-- TASK BRIEF --
Skipping all pictures, set down the lines of the listing from the first through the one with "W, H = 953, 686".

━━ MATERIAL PROVIDED

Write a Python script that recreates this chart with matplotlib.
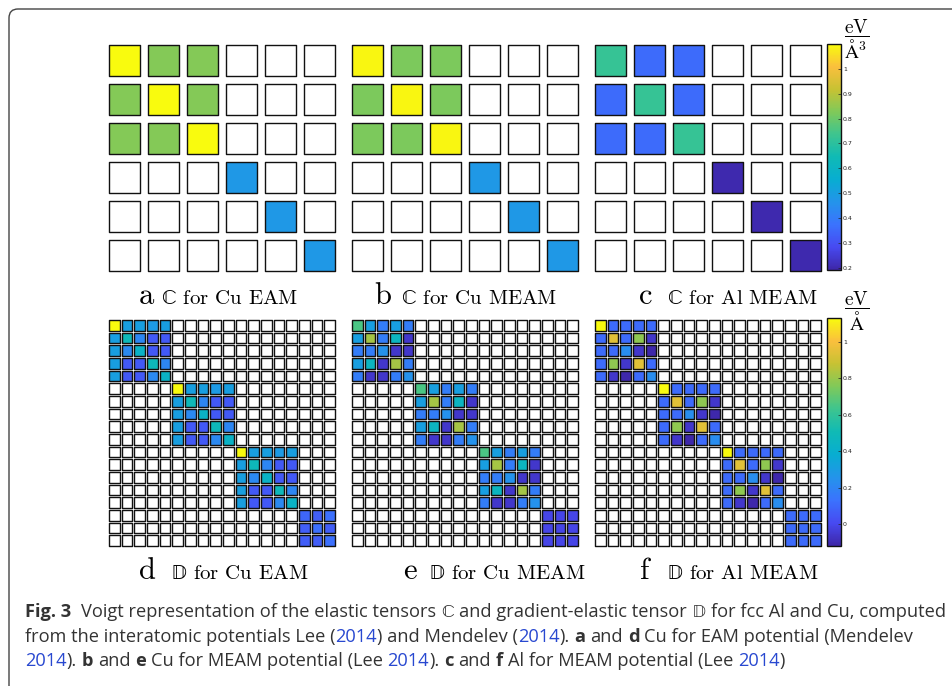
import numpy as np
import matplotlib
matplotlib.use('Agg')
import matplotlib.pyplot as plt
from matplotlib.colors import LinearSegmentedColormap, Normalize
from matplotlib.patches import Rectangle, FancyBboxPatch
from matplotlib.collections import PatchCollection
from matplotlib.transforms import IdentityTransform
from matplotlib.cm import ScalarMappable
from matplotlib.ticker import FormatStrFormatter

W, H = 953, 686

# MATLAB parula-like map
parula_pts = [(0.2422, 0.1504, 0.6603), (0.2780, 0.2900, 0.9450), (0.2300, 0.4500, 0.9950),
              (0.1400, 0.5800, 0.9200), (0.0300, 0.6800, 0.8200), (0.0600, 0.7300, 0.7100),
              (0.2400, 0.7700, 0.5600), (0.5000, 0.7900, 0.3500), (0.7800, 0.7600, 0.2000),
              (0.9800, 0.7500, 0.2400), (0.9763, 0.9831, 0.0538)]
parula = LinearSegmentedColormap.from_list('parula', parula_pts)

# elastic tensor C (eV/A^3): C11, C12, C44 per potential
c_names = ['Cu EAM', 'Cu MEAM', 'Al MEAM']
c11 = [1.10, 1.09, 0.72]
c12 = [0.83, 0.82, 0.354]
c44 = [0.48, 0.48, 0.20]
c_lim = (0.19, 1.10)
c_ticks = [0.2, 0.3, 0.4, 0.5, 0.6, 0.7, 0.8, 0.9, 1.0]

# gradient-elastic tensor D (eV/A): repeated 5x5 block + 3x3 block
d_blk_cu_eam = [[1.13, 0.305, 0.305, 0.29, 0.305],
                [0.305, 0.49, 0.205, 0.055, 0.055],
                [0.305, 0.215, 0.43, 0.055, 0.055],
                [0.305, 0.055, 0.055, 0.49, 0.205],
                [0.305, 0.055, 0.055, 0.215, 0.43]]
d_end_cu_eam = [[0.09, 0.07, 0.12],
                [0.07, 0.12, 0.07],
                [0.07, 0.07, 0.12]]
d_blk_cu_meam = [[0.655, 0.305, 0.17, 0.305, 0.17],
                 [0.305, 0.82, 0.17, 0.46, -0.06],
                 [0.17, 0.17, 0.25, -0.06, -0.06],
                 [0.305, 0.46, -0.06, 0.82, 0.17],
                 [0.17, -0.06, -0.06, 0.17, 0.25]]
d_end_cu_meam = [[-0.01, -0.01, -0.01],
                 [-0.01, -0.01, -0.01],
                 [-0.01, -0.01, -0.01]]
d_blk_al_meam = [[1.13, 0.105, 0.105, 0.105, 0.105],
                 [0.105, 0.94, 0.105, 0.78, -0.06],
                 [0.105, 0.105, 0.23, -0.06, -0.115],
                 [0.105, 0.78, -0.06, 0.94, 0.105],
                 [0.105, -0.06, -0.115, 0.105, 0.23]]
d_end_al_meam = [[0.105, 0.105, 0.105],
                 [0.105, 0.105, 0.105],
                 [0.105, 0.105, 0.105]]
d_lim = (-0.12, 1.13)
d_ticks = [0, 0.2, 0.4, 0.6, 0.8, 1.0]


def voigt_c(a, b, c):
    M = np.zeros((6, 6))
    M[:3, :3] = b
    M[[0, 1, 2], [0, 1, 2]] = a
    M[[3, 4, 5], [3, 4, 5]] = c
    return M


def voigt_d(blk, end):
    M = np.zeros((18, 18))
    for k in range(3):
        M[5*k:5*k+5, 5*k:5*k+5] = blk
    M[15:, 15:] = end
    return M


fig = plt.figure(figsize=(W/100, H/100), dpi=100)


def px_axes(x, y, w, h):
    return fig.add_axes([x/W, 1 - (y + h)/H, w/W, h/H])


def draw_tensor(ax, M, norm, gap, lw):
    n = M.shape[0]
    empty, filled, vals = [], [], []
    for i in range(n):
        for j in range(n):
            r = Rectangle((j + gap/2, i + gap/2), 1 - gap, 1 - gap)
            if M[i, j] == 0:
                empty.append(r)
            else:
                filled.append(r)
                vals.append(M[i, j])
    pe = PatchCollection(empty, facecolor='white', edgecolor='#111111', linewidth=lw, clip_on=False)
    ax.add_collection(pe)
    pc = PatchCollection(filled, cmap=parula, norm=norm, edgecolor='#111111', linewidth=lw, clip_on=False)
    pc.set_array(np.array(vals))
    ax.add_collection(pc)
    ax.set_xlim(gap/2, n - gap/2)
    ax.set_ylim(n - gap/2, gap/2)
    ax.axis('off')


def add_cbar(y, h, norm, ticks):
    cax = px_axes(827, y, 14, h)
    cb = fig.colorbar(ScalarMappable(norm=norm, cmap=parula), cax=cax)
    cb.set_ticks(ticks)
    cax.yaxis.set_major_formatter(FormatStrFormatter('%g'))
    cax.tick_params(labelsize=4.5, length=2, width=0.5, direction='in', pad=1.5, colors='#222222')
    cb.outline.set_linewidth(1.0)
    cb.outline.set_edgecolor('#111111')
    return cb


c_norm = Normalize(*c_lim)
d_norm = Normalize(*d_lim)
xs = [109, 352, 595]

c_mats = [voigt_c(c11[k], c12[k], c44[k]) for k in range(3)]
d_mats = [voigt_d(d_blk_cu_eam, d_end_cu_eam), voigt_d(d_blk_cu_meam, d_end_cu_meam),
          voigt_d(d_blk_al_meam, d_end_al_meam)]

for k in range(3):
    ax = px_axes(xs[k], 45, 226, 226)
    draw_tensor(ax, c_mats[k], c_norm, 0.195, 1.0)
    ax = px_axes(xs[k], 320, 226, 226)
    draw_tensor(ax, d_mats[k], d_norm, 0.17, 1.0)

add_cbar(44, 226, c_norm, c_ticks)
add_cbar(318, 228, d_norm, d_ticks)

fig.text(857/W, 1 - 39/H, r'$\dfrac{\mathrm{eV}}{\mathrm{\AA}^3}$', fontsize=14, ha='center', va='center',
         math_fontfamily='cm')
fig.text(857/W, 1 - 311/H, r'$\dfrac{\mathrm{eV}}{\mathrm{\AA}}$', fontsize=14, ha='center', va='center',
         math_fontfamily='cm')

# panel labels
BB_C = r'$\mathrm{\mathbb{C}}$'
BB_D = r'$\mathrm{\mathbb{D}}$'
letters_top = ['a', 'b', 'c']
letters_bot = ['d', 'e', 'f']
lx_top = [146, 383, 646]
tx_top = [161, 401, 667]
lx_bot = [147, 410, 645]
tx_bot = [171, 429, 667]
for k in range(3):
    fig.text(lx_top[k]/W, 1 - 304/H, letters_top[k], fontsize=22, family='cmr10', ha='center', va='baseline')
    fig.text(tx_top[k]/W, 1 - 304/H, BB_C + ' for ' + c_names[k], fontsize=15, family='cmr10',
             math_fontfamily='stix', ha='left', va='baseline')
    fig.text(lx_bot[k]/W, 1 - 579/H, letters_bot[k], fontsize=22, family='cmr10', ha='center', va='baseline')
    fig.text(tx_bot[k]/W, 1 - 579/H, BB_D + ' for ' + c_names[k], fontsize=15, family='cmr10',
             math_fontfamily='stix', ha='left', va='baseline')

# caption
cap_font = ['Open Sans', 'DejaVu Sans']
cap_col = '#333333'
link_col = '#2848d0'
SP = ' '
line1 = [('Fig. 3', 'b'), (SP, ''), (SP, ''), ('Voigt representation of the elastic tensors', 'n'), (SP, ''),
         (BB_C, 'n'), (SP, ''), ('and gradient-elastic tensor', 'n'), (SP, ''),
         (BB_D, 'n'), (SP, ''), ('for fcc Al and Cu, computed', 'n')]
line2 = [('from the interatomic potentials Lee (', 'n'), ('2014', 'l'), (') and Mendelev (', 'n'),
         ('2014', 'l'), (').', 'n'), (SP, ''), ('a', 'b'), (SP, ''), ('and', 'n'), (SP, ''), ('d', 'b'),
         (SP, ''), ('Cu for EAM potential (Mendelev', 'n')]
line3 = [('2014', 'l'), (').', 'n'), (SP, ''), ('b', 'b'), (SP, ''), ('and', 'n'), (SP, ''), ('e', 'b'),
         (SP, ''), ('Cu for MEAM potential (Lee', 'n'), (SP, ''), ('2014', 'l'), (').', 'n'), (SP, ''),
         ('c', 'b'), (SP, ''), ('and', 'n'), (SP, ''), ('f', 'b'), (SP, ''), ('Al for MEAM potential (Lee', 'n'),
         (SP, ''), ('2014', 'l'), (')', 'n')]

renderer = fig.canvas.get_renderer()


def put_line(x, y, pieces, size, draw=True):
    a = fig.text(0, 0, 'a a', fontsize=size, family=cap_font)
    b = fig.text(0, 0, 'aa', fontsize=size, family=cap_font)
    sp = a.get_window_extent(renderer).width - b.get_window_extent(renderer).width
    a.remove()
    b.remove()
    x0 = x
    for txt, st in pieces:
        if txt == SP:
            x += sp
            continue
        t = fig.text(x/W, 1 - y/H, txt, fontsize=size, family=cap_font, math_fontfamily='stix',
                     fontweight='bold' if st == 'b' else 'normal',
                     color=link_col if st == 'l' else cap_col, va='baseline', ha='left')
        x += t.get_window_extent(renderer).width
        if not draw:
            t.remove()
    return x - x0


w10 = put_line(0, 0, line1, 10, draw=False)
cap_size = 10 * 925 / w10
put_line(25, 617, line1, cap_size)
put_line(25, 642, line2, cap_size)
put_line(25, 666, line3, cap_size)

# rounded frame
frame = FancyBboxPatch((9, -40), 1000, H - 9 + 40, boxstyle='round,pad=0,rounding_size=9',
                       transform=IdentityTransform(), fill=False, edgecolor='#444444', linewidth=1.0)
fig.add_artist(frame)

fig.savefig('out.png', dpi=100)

━━━━

-- RESULT BELOW --
Write a Python script that recreates this chart with matplotlib.
import numpy as np
import matplotlib
matplotlib.use('Agg')
import matplotlib.pyplot as plt
from matplotlib.colors import LinearSegmentedColormap, Normalize
from matplotlib.patches import Rectangle, FancyBboxPatch
from matplotlib.collections import PatchCollection
from matplotlib.transforms import IdentityTransform
from matplotlib.cm import ScalarMappable
from matplotlib.ticker import FormatStrFormatter

W, H = 953, 686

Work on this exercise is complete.